BECKLEY, W.Va. — The West Virginia Board of Education released the first rankings of a new School Accountability System Wednesday, but concern about the validity of any A-F system began much earlier.

Many teachers and administrators have opposed the system.

One criticism is, because it has a strong emphasis on standarized test scores, schools in high poverty areas are more likely to receive a lower ranking.

West Virginia Education Association President Dale Lee said research shows 70 percent of student test performance is based on out-of-school causes like living with chronic stress, hunger and a sense of hopelessness that children who live in financially unstable households often report feeling.
“The school letter grade is a means of narrowly defining schools’ success chiefly based upon student standardized test scores in select subjects,” Lee said. “Our schools have too many variables, too many moving parts, too many different components that make up what happens each day in our public schools.”

For elementary and middle school students, 1,000 out of a possible 1,200 points in West Virginia’s A-F system are earned based on proficiency and improvement in math and English Language Arts scores. For high schoolers, 1,100 out of 1,500 possible points are rooted in the General Summative Assessment.

High schools must have 819 points or more to receive an A, middle schools must score greater than 690 and elementary schools must score 813 to attain the highest grade.

How poverty might affect testing and, subsequently, the A-F accountability score is hard to determine in a state where 74 percent of students in 2015-16, according to Department of Education enrollement data, were classified as low socioeconomic status.

Fourteen of the 15 schools that received an F ranking in West Virginia have 100 percent of student enrollment classified as having a low socioeconomic status.

Riverside High in Kanawha County has 54 percent of students classified as low socioeconomic status, but it is also the only school in the state to receive an F ranking because 90 percent or more of students did not take the standardized test.

Nicholas County’s Mt.
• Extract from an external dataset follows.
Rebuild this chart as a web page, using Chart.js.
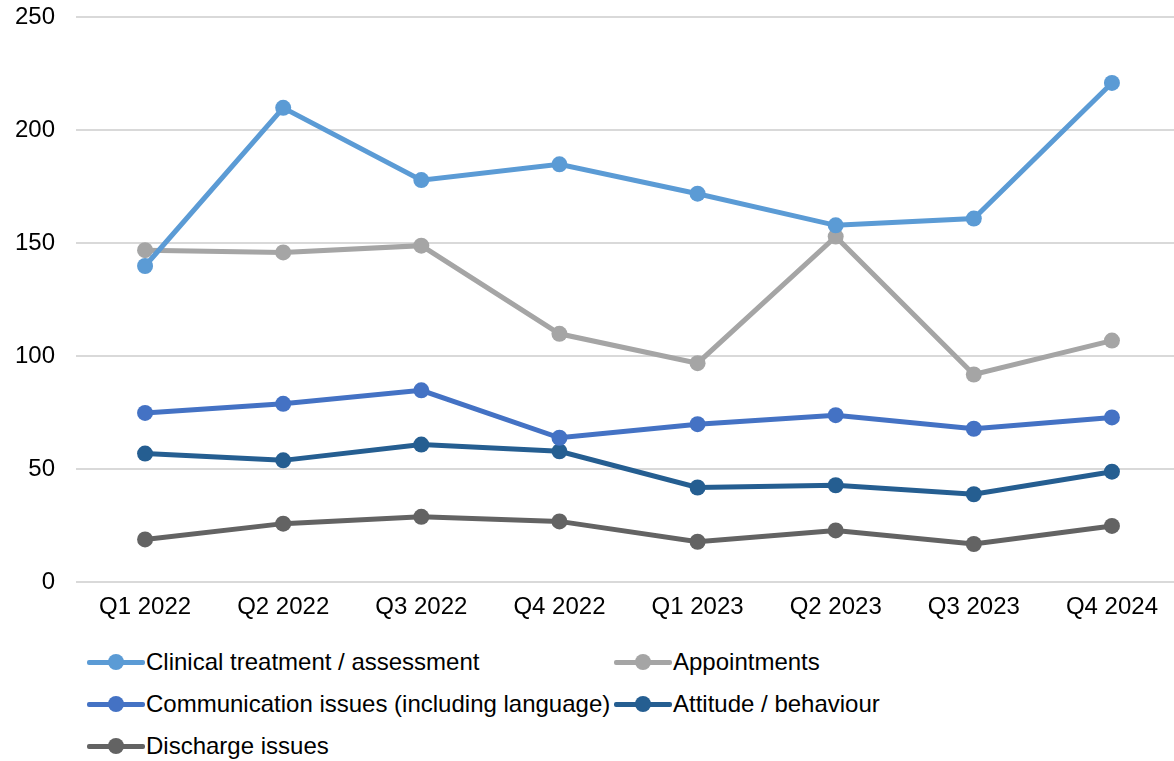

Nebo Elementary is the only school in the region to receive an A and has a low socioeconomic status enrollment of 67 percent. Also in Nicholas, Dixie Elementary received an F ranking and has a 100 percent low socioeconomic status.

The county with the most A rankings, Marion County also shows some correlation between poverty and performance. Watson Elementary, with a 100 percent low socioeconomic status, received an F ranking. Fairmont Senior High (45.5 percent of students enrolled are from low socioeconomic backgrounds), East Fairmont High (41 percent), Fairmont Middle (57.5 percent), Pleasant Valley Elementary (36 percent), East Dale Elementary (49.2) and Monongah Middle (65 percent) all received A rankings.